Direction: Below are some records; quote exactly the lines from the one that contains "Rebuild this chart" through the one that contains "0.0, 2.04, 4.0, 6.2, 8.82]", inclusive, and no others.

* start Available records *

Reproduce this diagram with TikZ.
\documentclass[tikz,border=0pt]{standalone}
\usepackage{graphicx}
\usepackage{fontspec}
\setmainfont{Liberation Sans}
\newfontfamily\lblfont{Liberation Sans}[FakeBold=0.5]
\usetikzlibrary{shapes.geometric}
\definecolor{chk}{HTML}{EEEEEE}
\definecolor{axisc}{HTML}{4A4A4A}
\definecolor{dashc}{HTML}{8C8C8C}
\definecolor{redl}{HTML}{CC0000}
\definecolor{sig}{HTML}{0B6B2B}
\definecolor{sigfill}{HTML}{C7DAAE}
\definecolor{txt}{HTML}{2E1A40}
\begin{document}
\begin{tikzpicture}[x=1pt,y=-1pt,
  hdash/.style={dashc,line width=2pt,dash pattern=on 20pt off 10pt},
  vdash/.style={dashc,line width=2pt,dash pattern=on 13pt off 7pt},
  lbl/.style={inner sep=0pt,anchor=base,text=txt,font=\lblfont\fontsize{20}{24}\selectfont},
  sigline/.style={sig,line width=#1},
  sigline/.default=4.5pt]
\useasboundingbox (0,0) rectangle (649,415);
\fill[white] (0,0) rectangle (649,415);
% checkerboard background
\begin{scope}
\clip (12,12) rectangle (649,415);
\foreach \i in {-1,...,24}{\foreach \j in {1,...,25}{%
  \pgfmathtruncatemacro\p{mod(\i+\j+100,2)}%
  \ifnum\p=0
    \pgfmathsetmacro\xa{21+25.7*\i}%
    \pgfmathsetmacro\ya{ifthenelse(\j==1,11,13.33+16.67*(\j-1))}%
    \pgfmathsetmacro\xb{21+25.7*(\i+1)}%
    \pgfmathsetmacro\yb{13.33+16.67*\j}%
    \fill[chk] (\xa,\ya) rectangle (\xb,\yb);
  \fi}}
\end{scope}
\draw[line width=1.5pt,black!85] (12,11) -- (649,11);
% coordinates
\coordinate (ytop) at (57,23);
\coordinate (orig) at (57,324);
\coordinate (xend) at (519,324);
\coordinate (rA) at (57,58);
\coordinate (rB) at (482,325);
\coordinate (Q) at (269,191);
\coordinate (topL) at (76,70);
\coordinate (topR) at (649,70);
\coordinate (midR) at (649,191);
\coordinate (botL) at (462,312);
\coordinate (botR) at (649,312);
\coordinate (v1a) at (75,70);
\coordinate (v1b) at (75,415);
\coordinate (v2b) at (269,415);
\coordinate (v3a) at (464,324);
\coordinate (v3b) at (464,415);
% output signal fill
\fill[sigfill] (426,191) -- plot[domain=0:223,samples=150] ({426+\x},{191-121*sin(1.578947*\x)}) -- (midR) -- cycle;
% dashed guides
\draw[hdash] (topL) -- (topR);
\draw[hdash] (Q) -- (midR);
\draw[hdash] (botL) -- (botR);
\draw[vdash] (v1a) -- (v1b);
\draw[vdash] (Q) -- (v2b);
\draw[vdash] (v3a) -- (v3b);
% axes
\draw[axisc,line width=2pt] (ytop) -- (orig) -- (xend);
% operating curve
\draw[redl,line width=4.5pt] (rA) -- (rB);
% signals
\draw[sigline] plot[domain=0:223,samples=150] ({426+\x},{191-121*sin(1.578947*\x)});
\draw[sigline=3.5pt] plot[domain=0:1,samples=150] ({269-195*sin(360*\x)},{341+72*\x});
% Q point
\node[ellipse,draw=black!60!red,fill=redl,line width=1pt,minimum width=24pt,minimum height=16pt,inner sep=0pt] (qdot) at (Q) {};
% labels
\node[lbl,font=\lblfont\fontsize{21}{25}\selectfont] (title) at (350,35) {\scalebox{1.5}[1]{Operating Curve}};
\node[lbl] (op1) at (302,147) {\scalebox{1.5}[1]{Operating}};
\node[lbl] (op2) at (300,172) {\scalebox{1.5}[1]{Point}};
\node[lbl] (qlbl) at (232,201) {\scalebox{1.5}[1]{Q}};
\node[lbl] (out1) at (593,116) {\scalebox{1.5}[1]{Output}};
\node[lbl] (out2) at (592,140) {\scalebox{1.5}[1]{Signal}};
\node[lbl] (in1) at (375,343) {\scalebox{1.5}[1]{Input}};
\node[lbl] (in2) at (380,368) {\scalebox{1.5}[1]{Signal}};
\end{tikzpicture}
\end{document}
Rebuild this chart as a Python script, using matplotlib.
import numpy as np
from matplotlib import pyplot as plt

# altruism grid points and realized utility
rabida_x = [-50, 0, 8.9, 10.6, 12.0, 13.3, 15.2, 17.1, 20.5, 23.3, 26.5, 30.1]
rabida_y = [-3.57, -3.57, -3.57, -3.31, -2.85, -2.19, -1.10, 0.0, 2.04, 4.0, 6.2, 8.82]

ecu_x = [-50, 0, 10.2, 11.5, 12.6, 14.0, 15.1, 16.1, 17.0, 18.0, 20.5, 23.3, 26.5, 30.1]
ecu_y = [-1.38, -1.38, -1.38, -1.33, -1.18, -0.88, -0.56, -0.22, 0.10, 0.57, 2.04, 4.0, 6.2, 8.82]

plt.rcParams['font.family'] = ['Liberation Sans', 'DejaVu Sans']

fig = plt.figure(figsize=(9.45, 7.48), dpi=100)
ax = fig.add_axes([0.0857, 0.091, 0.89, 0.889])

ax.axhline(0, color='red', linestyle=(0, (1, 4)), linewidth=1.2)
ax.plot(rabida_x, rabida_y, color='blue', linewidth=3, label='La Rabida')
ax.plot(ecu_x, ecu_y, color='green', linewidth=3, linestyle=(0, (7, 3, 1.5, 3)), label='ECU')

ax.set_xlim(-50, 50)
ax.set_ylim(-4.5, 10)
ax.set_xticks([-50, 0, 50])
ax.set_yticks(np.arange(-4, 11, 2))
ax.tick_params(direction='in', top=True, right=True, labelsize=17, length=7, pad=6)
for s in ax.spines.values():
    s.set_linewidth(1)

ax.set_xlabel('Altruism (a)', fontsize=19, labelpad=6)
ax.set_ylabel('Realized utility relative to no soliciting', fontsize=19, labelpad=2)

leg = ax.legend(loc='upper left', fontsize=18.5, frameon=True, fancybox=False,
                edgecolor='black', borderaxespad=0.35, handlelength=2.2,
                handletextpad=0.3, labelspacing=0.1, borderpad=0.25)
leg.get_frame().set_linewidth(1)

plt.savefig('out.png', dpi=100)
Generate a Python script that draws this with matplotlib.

* end Available records *

The reply:
Rebuild this chart as a Python script, using matplotlib.
import numpy as np
from matplotlib import pyplot as plt

# altruism grid points and realized utility
rabida_x = [-50, 0, 8.9, 10.6, 12.0, 13.3, 15.2, 17.1, 20.5, 23.3, 26.5, 30.1]
rabida_y = [-3.57, -3.57, -3.57, -3.31, -2.85, -2.19, -1.10, 0.0, 2.04, 4.0, 6.2, 8.82]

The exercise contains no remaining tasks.